Aim of the task: Carry none of the pictures over; set down the material below exactly.

----------------

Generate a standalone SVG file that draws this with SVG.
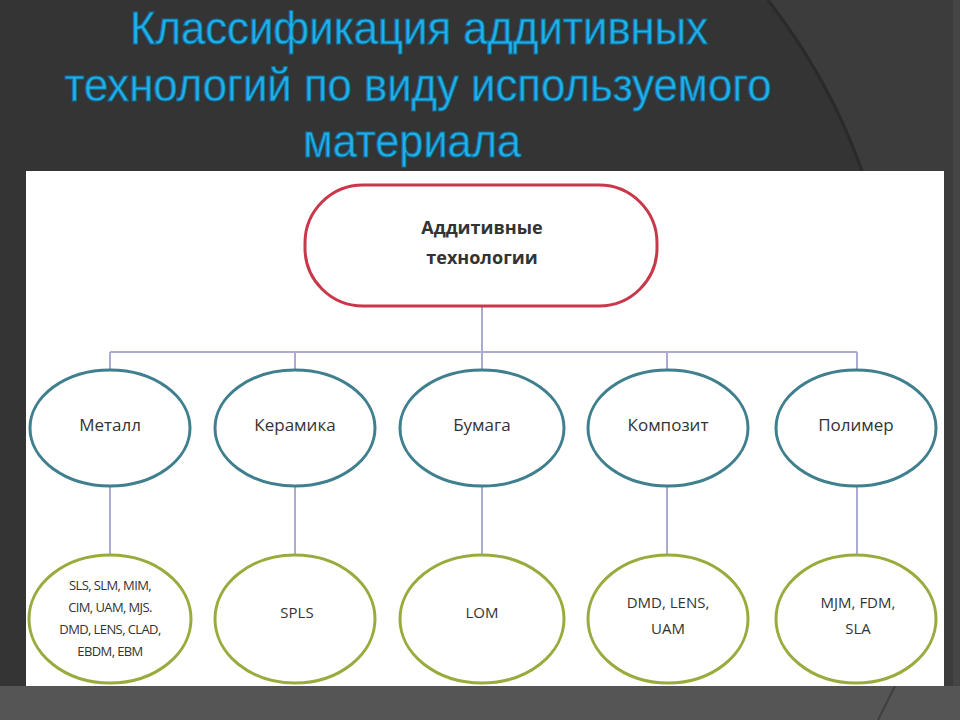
<svg xmlns="http://www.w3.org/2000/svg" width="960" height="720" viewBox="0 0 960 720">
<defs>
<style>
.title{font-family:"Liberation Sans",Arial,sans-serif;font-size:47px;fill:#22b0e8;stroke:#0b6f9c;stroke-width:1;text-anchor:middle}
.lbl{font-family:"Open Sans","Liberation Sans",sans-serif;fill:#333;text-anchor:middle}
.root{fill:#fff;stroke:#c8374a;stroke-width:3}
.mid{fill:#fff;stroke:#3f7f8e;stroke-width:3}
.leaf{fill:#fff;stroke:#98ac3e;stroke-width:3}
.conn{stroke:#a9acd0;stroke-width:2;fill:none}
</style>
</defs>
<rect width="960" height="720" fill="#343434"/>
<path d="M768,0 Q830,80 862,171 L944,171 L944,720 L960,720 L960,0 Z" fill="#3c3c3c"/>
<path d="M768,0 Q830,80 862,171" stroke="#2a2a2a" stroke-width="3" fill="none"/>
<rect x="953" y="0" width="7" height="720" fill="#454545"/>
<rect x="0" y="686" width="960" height="34" fill="#555"/>
<path d="M878,720 L895,686" stroke="#3e3e3e" stroke-width="2"/>
<g id="title">
<text class="title" x="419" y="44" textLength="578" lengthAdjust="spacingAndGlyphs">Классификация аддитивных</text>
<text class="title" x="418" y="101" textLength="707" lengthAdjust="spacingAndGlyphs">технологий по виду используемого</text>
<text class="title" x="412" y="157" textLength="218" lengthAdjust="spacingAndGlyphs">материала</text>
</g>
<rect x="26" y="171" width="918" height="515" fill="#fff"/>
<g id="connectors">
<path class="conn" d="M482,306 V352 M110,352 H857 M110,352 V370 M295,352 V370 M482,352 V370 M667,352 V370 M857,352 V370"/>
<path class="conn" d="M110,485 V556 M295,485 V556 M482,485 V556 M667,485 V556 M857,485 V556"/>
</g>
<g id="root">
<rect class="root" x="305" y="185" width="352" height="121" rx="58" ry="58"/>
<text class="lbl" x="482" y="234" font-size="18" font-weight="bold">Аддитивные</text>
<text class="lbl" x="482" y="264" font-size="18" font-weight="bold">технологии</text>
</g>
<g id="metal"><ellipse class="mid" cx="110" cy="428" rx="80" ry="58"/><text class="lbl" x="110" y="431" font-size="17">Металл</text></g>
<g id="ceramic"><ellipse class="mid" cx="295" cy="428" rx="80" ry="58"/><text class="lbl" x="295" y="431" font-size="17">Керамика</text></g>
<g id="paper"><ellipse class="mid" cx="482" cy="428" rx="82" ry="58"/><text class="lbl" x="482" y="431" font-size="17">Бумага</text></g>
<g id="composite"><ellipse class="mid" cx="668" cy="428" rx="80" ry="58"/><text class="lbl" x="668" y="431" font-size="17">Композит</text></g>
<g id="polymer"><ellipse class="mid" cx="856" cy="428" rx="80" ry="58"/><text class="lbl" x="856" y="431" font-size="17">Полимер</text></g>
<g id="metal-tech"><ellipse class="leaf" cx="110" cy="619" rx="81" ry="64"/>
<text class="lbl" x="110" y="590" font-size="13" letter-spacing="-0.6">SLS, SLM, MIM,</text>
<text class="lbl" x="110" y="612" font-size="13" letter-spacing="-0.6">CIM, UAM, MJS.</text>
<text class="lbl" x="110" y="634" font-size="13" letter-spacing="-0.6">DMD, LENS, CLAD,</text>
<text class="lbl" x="110" y="656" font-size="13" letter-spacing="-0.6">EBDM, EBM</text></g>
<g id="ceramic-tech"><ellipse class="leaf" cx="295" cy="619" rx="80" ry="64"/><text class="lbl" x="297" y="618" font-size="15">SPLS</text></g>
<g id="paper-tech"><ellipse class="leaf" cx="482" cy="619" rx="82" ry="64"/><text class="lbl" x="482" y="618" font-size="15">LOM</text></g>
<g id="composite-tech"><ellipse class="leaf" cx="668" cy="619" rx="80" ry="64"/><text class="lbl" x="668" y="608" font-size="15">DMD, LENS,</text><text class="lbl" x="668" y="634" font-size="15">UAM</text></g>
<g id="polymer-tech"><ellipse class="leaf" cx="856" cy="619" rx="80" ry="64"/><text class="lbl" x="858" y="608" font-size="15">MJM, FDM,</text><text class="lbl" x="858" y="634" font-size="15">SLA</text></g>
</svg>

----------------

Full output:
Generate a standalone SVG file that draws this with SVG.
<svg xmlns="http://www.w3.org/2000/svg" width="960" height="720" viewBox="0 0 960 720">
<defs>
<style>
.title{font-family:"Liberation Sans",Arial,sans-serif;font-size:47px;fill:#22b0e8;stroke:#0b6f9c;stroke-width:1;text-anchor:middle}
.lbl{font-family:"Open Sans","Liberation Sans",sans-serif;fill:#333;text-anchor:middle}
.root{fill:#fff;stroke:#c8374a;stroke-width:3}
.mid{fill:#fff;stroke:#3f7f8e;stroke-width:3}
.leaf{fill:#fff;stroke:#98ac3e;stroke-width:3}
.conn{stroke:#a9acd0;stroke-width:2;fill:none}
</style>
</defs>
<rect width="960" height="720" fill="#343434"/>
<path d="M768,0 Q830,80 862,171 L944,171 L944,720 L960,720 L960,0 Z" fill="#3c3c3c"/>
<path d="M768,0 Q830,80 862,171" stroke="#2a2a2a" stroke-width="3" fill="none"/>
<rect x="953" y="0" width="7" height="720" fill="#454545"/>
<rect x="0" y="686" width="960" height="34" fill="#555"/>
<path d="M878,720 L895,686" stroke="#3e3e3e" stroke-width="2"/>
<g id="title">
<text class="title" x="419" y="44" textLength="578" lengthAdjust="spacingAndGlyphs">Классификация аддитивных</text>
<text class="title" x="418" y="101" textLength="707" lengthAdjust="spacingAndGlyphs">технологий по виду используемого</text>
<text class="title" x="412" y="157" textLength="218" lengthAdjust="spacingAndGlyphs">материала</text>
</g>
<rect x="26" y="171" width="918" height="515" fill="#fff"/>
<g id="connectors">
<path class="conn" d="M482,306 V352 M110,352 H857 M110,352 V370 M295,352 V370 M482,352 V370 M667,352 V370 M857,352 V370"/>
<path class="conn" d="M110,485 V556 M295,485 V556 M482,485 V556 M667,485 V556 M857,485 V556"/>
</g>
<g id="root">
<rect class="root" x="305" y="185" width="352" height="121" rx="58" ry="58"/>
<text class="lbl" x="482" y="234" font-size="18" font-weight="bold">Аддитивные</text>
<text class="lbl" x="482" y="264" font-size="18" font-weight="bold">технологии</text>
</g>
<g id="metal"><ellipse class="mid" cx="110" cy="428" rx="80" ry="58"/><text class="lbl" x="110" y="431" font-size="17">Металл</text></g>
<g id="ceramic"><ellipse class="mid" cx="295" cy="428" rx="80" ry="58"/><text class="lbl" x="295" y="431" font-size="17">Керамика</text></g>
<g id="paper"><ellipse class="mid" cx="482" cy="428" rx="82" ry="58"/><text class="lbl" x="482" y="431" font-size="17">Бумага</text></g>
<g id="composite"><ellipse class="mid" cx="668" cy="428" rx="80" ry="58"/><text class="lbl" x="668" y="431" font-size="17">Композит</text></g>
<g id="polymer"><ellipse class="mid" cx="856" cy="428" rx="80" ry="58"/><text class="lbl" x="856" y="431" font-size="17">Полимер</text></g>
<g id="metal-tech"><ellipse class="leaf" cx="110" cy="619" rx="81" ry="64"/>
<text class="lbl" x="110" y="590" font-size="13" letter-spacing="-0.6">SLS, SLM, MIM,</text>
<text class="lbl" x="110" y="612" font-size="13" letter-spacing="-0.6">CIM, UAM, MJS.</text>
<text class="lbl" x="110" y="634" font-size="13" letter-spacing="-0.6">DMD, LENS, CLAD,</text>
<text class="lbl" x="110" y="656" font-size="13" letter-spacing="-0.6">EBDM, EBM</text></g>
<g id="ceramic-tech"><ellipse class="leaf" cx="295" cy="619" rx="80" ry="64"/><text class="lbl" x="297" y="618" font-size="15">SPLS</text></g>
<g id="paper-tech"><ellipse class="leaf" cx="482" cy="619" rx="82" ry="64"/><text class="lbl" x="482" y="618" font-size="15">LOM</text></g>
<g id="composite-tech"><ellipse class="leaf" cx="668" cy="619" rx="80" ry="64"/><text class="lbl" x="668" y="608" font-size="15">DMD, LENS,</text><text class="lbl" x="668" y="634" font-size="15">UAM</text></g>
<g id="polymer-tech"><ellipse class="leaf" cx="856" cy="619" rx="80" ry="64"/><text class="lbl" x="858" y="608" font-size="15">MJM, FDM,</text><text class="lbl" x="858" y="634" font-size="15">SLA</text></g>
</svg>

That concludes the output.